**WRITTEN TASK**: Repeat everything from the first line of the listing below through the line that contains "var abundSigY = [3.2, 2.06, 4.6, 0, 2.3];", exactly. Leave out pictures.
## BEGIN
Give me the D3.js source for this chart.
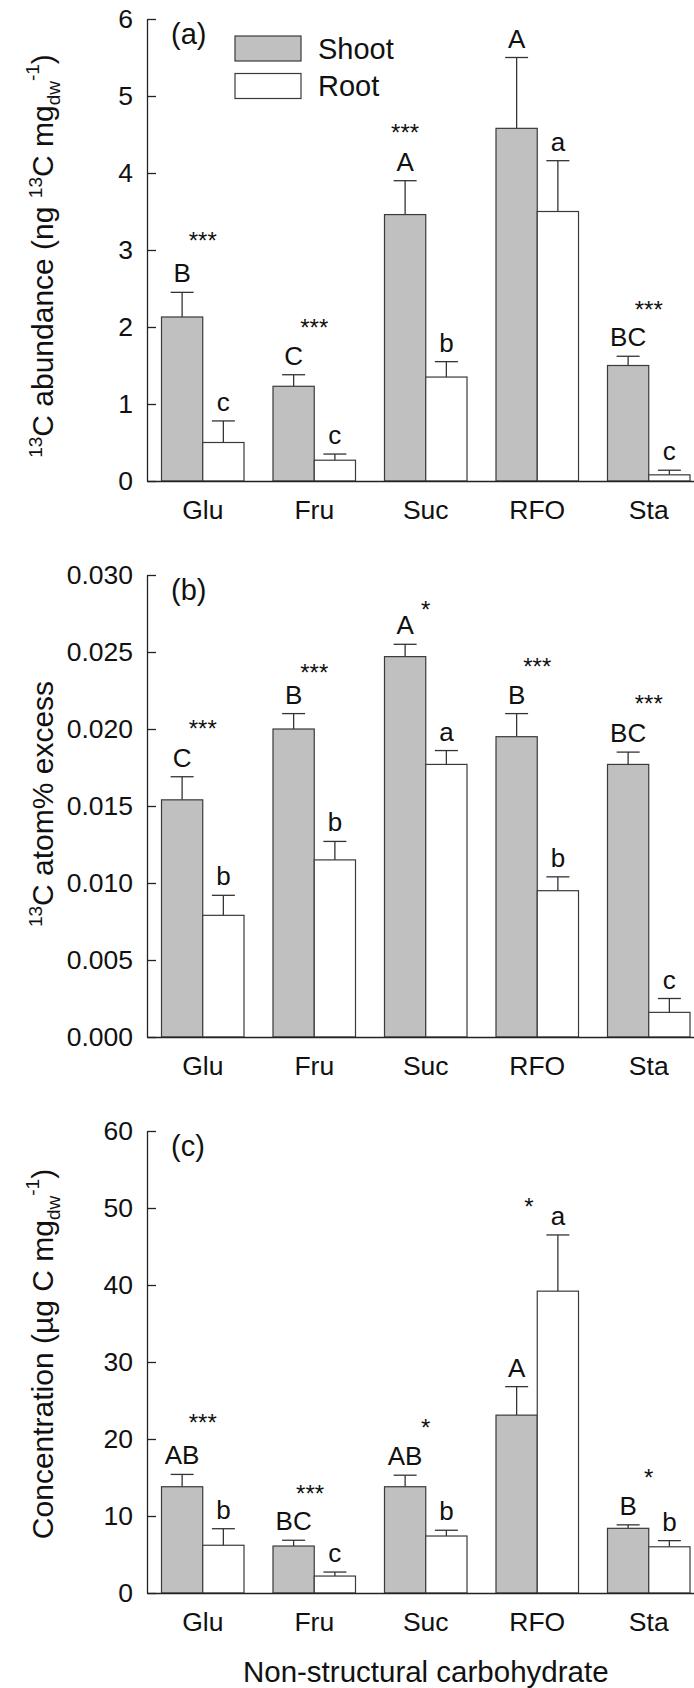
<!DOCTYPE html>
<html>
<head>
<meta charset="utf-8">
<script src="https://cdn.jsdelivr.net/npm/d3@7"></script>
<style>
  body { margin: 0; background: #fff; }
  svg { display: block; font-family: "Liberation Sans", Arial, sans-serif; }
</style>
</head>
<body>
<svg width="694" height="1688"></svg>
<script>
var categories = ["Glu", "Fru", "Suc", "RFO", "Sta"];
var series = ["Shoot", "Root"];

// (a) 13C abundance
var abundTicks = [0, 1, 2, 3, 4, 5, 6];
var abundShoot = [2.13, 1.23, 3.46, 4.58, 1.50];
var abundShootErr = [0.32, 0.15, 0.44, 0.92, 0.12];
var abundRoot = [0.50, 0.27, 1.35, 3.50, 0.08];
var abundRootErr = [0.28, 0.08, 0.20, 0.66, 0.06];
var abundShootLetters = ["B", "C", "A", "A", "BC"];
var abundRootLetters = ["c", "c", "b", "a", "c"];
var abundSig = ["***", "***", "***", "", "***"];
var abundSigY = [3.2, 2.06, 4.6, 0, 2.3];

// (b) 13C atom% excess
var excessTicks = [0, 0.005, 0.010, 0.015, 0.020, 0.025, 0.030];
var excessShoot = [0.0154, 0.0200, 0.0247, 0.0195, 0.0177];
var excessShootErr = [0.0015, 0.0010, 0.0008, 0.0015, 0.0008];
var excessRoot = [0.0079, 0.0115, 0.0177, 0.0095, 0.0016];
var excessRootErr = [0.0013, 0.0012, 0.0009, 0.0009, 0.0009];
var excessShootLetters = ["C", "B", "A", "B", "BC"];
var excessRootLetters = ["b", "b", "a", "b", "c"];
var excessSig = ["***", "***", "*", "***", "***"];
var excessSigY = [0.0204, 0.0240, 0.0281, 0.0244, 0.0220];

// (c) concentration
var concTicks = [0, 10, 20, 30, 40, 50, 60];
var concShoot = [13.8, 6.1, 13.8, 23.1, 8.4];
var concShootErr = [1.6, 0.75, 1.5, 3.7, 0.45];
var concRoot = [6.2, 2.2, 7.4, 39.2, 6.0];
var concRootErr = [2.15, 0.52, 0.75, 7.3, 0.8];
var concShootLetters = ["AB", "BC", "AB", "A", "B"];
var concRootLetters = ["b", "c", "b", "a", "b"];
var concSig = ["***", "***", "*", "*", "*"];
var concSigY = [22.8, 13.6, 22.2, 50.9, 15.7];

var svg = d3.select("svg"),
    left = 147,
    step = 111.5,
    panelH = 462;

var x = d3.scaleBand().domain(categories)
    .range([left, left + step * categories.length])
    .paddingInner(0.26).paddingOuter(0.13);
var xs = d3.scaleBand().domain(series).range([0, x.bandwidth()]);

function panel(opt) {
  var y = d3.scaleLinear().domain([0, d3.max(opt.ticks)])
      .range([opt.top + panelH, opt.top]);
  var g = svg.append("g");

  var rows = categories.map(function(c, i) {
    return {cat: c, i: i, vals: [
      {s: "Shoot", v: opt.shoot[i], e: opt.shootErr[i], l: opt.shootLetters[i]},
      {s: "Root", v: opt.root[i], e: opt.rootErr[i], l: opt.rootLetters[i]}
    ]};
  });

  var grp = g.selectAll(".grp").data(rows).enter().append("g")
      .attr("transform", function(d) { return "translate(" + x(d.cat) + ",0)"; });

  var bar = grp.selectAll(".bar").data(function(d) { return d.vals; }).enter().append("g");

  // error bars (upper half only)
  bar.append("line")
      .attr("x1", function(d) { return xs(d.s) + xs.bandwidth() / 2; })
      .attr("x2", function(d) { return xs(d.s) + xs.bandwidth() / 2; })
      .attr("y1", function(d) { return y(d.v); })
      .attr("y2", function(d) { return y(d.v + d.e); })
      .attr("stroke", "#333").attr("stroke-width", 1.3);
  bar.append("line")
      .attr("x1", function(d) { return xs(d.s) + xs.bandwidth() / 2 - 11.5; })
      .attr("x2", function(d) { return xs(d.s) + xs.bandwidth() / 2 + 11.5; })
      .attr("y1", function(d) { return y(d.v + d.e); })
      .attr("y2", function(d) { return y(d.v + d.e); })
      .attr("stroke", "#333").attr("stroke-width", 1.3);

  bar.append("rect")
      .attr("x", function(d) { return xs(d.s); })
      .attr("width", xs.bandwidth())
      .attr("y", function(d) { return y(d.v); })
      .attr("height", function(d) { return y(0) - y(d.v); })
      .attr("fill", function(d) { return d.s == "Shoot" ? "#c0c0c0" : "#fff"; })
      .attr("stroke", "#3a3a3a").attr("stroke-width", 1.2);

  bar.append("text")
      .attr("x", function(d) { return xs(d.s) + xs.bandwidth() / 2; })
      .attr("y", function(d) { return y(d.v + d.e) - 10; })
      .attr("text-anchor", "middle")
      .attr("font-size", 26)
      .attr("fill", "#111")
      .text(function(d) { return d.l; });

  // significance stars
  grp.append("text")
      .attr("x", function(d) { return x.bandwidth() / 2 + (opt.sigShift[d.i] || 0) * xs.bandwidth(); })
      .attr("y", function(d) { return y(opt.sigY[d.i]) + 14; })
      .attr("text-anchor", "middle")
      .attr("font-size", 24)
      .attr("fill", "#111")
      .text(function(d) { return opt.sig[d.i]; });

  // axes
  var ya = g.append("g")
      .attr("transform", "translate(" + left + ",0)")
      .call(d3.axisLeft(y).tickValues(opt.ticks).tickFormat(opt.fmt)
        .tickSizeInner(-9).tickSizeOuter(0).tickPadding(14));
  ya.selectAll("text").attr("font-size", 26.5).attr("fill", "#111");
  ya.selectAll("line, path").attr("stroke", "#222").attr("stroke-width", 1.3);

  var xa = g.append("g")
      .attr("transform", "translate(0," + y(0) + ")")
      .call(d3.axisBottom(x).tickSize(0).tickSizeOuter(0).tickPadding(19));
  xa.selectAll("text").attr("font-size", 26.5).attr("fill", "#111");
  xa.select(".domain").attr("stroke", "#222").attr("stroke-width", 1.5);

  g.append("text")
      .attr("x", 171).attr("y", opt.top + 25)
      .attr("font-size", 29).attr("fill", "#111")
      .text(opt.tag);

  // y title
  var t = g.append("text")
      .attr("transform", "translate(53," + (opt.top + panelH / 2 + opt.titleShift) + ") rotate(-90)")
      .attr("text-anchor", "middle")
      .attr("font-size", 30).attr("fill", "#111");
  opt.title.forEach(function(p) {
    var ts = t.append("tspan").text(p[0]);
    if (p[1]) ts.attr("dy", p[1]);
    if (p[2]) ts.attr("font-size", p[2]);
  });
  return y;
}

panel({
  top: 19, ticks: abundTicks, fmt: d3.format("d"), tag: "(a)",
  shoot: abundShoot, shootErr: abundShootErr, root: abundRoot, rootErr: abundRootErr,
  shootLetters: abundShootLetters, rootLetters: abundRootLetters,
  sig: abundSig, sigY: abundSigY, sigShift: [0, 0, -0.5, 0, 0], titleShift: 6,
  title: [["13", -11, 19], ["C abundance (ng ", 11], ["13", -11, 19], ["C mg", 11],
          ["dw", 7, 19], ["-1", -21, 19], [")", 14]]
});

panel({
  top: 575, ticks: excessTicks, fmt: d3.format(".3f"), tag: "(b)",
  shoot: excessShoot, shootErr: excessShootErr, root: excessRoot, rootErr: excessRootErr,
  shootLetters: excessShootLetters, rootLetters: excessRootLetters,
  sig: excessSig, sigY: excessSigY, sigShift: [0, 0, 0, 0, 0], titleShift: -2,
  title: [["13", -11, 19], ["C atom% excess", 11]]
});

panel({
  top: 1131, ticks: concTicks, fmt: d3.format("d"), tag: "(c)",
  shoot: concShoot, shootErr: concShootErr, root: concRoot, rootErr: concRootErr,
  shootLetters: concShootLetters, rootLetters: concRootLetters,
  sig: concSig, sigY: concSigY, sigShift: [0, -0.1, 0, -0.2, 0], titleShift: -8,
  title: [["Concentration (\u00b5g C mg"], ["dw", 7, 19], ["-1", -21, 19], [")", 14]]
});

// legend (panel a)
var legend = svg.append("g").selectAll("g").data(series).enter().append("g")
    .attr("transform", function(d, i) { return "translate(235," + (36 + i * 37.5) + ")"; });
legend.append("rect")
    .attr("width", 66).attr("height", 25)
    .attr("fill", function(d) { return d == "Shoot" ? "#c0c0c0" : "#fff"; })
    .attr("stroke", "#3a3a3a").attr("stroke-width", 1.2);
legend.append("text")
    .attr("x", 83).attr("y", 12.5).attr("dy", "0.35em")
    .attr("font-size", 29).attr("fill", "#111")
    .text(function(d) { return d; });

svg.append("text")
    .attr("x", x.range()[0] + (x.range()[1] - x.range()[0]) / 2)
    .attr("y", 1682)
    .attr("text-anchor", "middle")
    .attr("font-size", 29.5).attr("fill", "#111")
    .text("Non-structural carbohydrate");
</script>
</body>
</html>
## END
**OUTPUT OF THE EXERCISE**:
Give me the D3.js source for this chart.
<!DOCTYPE html>
<html>
<head>
<meta charset="utf-8">
<script src="https://cdn.jsdelivr.net/npm/d3@7"></script>
<style>
  body { margin: 0; background: #fff; }
  svg { display: block; font-family: "Liberation Sans", Arial, sans-serif; }
</style>
</head>
<body>
<svg width="694" height="1688"></svg>
<script>
var categories = ["Glu", "Fru", "Suc", "RFO", "Sta"];
var series = ["Shoot", "Root"];

// (a) 13C abundance
var abundTicks = [0, 1, 2, 3, 4, 5, 6];
var abundShoot = [2.13, 1.23, 3.46, 4.58, 1.50];
var abundShootErr = [0.32, 0.15, 0.44, 0.92, 0.12];
var abundRoot = [0.50, 0.27, 1.35, 3.50, 0.08];
var abundRootErr = [0.28, 0.08, 0.20, 0.66, 0.06];
var abundShootLetters = ["B", "C", "A", "A", "BC"];
var abundRootLetters = ["c", "c", "b", "a", "c"];
var abundSig = ["***", "***", "***", "", "***"];
var abundSigY = [3.2, 2.06, 4.6, 0, 2.3];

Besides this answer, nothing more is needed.